Sizilien gilt als eine der ärmsten Regionen der EU. Der Fotojournalist Giovanni Lo Curto hat die letzten paar Jahre damit verbracht, Obdachlosigkeit in seiner Heimatstadt zu dokumentieren. Ein Auszug aus seiner Reportage Palermo Amara (Bitteres Palermo).
TEXT & FOTOS: Giovanni Lo Curto
Dolce far niente, blauer Himmel und weiße Strände – daran denken viele, wenn von Sizilien die Rede ist. Realität ist aber auch: Rund 40 Prozent der Bevölkerung sind von extremer Armut betroffen. Seit den 1990er-Jahren dauert die wirtschaftliche und soziale Krise in Sizilien bereits an. Nachdem die Regierung von Georgia Meloni vor einem Jahr den «Reddito», das Bürgergeld, abschaffte, ist die Situation noch schlimmer geworden. Zwar gab es Maßnahmen, um die Lücke zu füllen, doch erreichen sie längst nicht alle Menschen, die es nötig haben.
Besonders sichtbar ist die Armut in Palermo, meiner Heimatstadt. Seit 2018 dokumentiere ich deren Verfall. Dabei habe ich mich bisher vor allem mit Obdachlosigkeit befasst, der extremsten Ausprägung von Armut. Im Zentrum meiner Reportage stehen Menschen, die trotz widriger Umstände versuchen, ein möglichst erfülltes Leben zu leben, und die selbstbewusst ihr Recht auf Würde einfordern.

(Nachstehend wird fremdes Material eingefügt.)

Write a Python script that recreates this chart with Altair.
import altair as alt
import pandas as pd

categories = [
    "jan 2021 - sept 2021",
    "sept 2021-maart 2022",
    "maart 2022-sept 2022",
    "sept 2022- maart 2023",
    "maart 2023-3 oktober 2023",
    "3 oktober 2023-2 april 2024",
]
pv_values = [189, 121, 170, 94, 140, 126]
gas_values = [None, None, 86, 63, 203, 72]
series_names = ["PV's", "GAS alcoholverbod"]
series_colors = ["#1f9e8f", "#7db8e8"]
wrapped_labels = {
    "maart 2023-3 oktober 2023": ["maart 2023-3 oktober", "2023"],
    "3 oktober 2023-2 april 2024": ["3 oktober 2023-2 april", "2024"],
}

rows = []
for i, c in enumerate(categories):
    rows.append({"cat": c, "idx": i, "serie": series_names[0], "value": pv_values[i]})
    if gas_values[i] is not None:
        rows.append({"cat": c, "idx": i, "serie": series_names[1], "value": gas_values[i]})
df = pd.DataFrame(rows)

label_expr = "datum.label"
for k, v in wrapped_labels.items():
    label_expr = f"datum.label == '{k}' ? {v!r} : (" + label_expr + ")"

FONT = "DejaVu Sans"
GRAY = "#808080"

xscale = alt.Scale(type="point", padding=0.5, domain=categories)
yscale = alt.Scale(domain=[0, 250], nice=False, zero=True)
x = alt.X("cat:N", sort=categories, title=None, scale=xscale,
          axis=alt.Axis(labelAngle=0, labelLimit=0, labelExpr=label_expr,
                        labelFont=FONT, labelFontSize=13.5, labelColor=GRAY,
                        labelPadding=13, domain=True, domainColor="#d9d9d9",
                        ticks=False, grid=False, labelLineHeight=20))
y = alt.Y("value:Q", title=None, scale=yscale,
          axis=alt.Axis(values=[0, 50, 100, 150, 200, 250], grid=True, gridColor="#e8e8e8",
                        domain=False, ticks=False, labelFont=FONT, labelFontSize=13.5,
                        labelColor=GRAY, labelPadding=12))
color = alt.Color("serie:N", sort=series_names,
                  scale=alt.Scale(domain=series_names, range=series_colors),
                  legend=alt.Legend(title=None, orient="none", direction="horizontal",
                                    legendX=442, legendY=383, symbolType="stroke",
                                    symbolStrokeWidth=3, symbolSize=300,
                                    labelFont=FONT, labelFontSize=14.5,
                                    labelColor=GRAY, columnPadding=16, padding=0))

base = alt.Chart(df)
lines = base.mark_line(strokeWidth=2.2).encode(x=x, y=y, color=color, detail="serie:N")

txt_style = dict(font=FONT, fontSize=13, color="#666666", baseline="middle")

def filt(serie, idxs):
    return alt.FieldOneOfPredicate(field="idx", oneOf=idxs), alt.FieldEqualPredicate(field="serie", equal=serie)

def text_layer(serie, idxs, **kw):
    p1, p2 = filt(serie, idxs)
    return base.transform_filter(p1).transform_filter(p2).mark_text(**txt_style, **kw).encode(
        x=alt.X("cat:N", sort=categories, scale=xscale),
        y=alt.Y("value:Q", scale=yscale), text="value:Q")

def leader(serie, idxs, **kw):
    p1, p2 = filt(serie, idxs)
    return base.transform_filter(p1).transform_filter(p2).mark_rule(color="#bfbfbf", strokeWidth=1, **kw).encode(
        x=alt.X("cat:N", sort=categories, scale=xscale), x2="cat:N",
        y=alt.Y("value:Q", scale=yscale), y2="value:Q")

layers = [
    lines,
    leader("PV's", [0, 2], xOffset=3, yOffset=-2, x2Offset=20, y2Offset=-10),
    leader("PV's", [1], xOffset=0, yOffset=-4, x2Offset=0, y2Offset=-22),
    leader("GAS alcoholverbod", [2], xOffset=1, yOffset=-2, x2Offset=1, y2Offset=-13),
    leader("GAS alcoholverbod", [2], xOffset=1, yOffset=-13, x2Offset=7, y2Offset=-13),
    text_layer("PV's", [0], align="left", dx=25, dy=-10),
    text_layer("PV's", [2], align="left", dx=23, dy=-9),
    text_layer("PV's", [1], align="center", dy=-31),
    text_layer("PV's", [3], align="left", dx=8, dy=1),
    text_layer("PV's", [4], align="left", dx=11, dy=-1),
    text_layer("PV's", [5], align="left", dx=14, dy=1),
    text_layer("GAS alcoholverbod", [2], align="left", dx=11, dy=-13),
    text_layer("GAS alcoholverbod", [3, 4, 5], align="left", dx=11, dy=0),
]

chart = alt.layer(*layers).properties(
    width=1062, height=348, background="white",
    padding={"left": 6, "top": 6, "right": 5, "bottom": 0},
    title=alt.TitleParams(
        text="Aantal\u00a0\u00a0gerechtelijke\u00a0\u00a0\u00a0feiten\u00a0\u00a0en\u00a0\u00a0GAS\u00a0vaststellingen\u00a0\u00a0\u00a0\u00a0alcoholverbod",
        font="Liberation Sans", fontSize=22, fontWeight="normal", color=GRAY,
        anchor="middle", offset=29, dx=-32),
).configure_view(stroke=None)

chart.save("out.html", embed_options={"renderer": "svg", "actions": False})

Tanam, 60 Jahre alt, (Bild oben links) im Zentrum von Palermo porträtiert. Er stammt aus Sri Lanka und lebt seit 30 Jahren in Italien. Nach seiner Scheidung und dem Verlust seines Jobs im Jahr 2021 wurde er obdachlos. Tanam ist immer tadellos gekleidet, in Anzügen und mit bunten Krawatten. «Im Moment habe ich beschlossen, auf der Straße zu leben und kein Bett in der Notunterkunft zu suchen», sagt er. «Ich ziehe es so vor, eine Art persönliche Freiheit.»

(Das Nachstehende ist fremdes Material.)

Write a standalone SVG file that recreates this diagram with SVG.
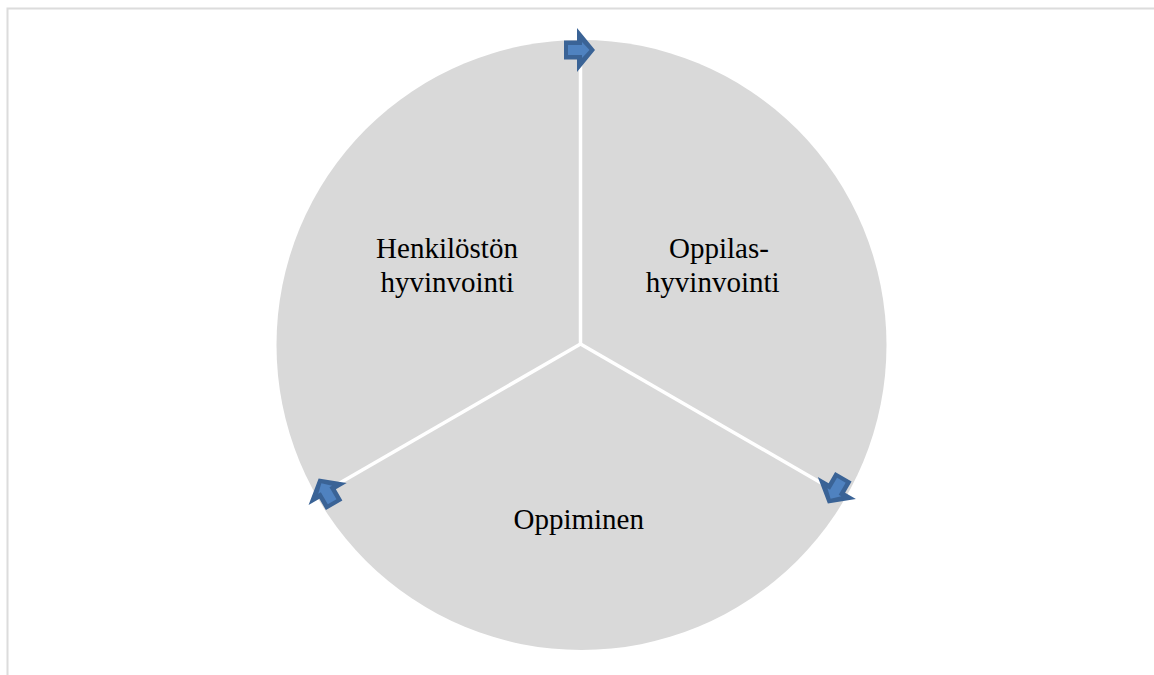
<svg xmlns="http://www.w3.org/2000/svg" width="1154" height="675" viewBox="0 0 1154 675">
<style>
.lbl{font-family:"Liberation Serif","Times New Roman",serif;font-size:29px;fill:#000;text-anchor:middle}
.gap{stroke:#fff;stroke-width:3.5;fill:none}
.aout{fill:#3a6396}
.ain{fill:#4f82c0}
</style>
<defs>
<g id="arrow">
<polygon class="aout" points="-16,-9.5 -3,-9.5 -3,-22 15,0 -3,22 -3,9.5 -16,9.5"/>
<polygon class="ain" points="-12,-5 2,-5 2,-8 9.5,0 2,8 2,5 -12,5"/>
</g>
</defs>
<rect width="1154" height="675" fill="#fff"/>
<path d="M7.5 675 V8.5 H1154" fill="none" stroke="#dcdcdc" stroke-width="2"/>
<g id="wheel">
<circle cx="581.5" cy="345" r="305" fill="#d9d9d9"/>
</g>
<g id="connectors">
<line class="gap" x1="580.5" y1="344" x2="580.5" y2="39"/>
<line class="gap" x1="580.5" y1="344" x2="580.5" y2="39" transform="rotate(120 580.5 344)"/>
<line class="gap" x1="580.5" y1="344" x2="580.5" y2="39" transform="rotate(240 580.5 344)"/>
<use href="#arrow" transform="rotate(0 580.5 344) translate(580 50)"/>
<use href="#arrow" transform="rotate(120 580.5 344) translate(580 50)"/>
<use href="#arrow" transform="rotate(240 580.5 344) translate(580 50)"/>
</g>
<g id="node-henkilosto">
<text class="lbl" x="447" y="258">Henkilöstön</text>
<text class="lbl" x="447.3" y="291.5">hyvinvointi</text>
</g>
<g id="node-oppilas">
<text class="lbl" x="719" y="258">Oppilas-</text>
<text class="lbl" x="712.7" y="291.5">hyvinvointi</text>
</g>
<g id="node-oppiminen">
<text class="lbl" x="578.7" y="528.5">Oppiminen</text>
</g>
</svg>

Mimmo, 67, auf seinem Bett in Casa D’Aldo, einem Notunterkunftsschlafsaal. Kürzlich hat er ein Bett im Polo San Francesco zugesagt bekommen, das ein Unterstützungsprogramm und Workshops anbietet, bis eine geeignete Unterkunft gefunden wird. Vor Kurzem nahm er an einem Workshop teil, um soziale Stadtrundgänge zu führen. Vor ihm liegt sein Heft, in das er Gedichte schreibt, die er mit großem Können vorträgt.
Angela und Anna umarmen sich für ein Porträt. Angela, 50, aus Lampedusa, hat ein Leben voller Entbehrungen, aber auch Resilienz hinter sich. Im Laufe der Jahre arbeitete sie als Haushälterin, in einer Wäscherei und im Straßenbau. Angela war gezwungen, ihr Zuhause zu verkaufen und nach Catania umzuziehen. Seit drei Jahren lebt sie in verschiedenen Unterkünften in Palermo. Sie ist Mutter von zwei Kindern. Mit leiser Entschlossenheit sagt sie: «Wenn sie mich finden wollen, werden sie es tun.»
Anna, eine ehemalige Reiseleiterin, lebt schon seit langer Zeit auf der Straße. Sie kämpft mit Alkohol- und Drogenproblemen und erlitt einen Schlaganfall, der ihre Hand dauerhaft beeinträchtigt hat. 2019 beantragte sie einen Platz in einer Unterkunft, nach Jahren des Wartens erhielt sie schließlich im Oktober 2022 einen.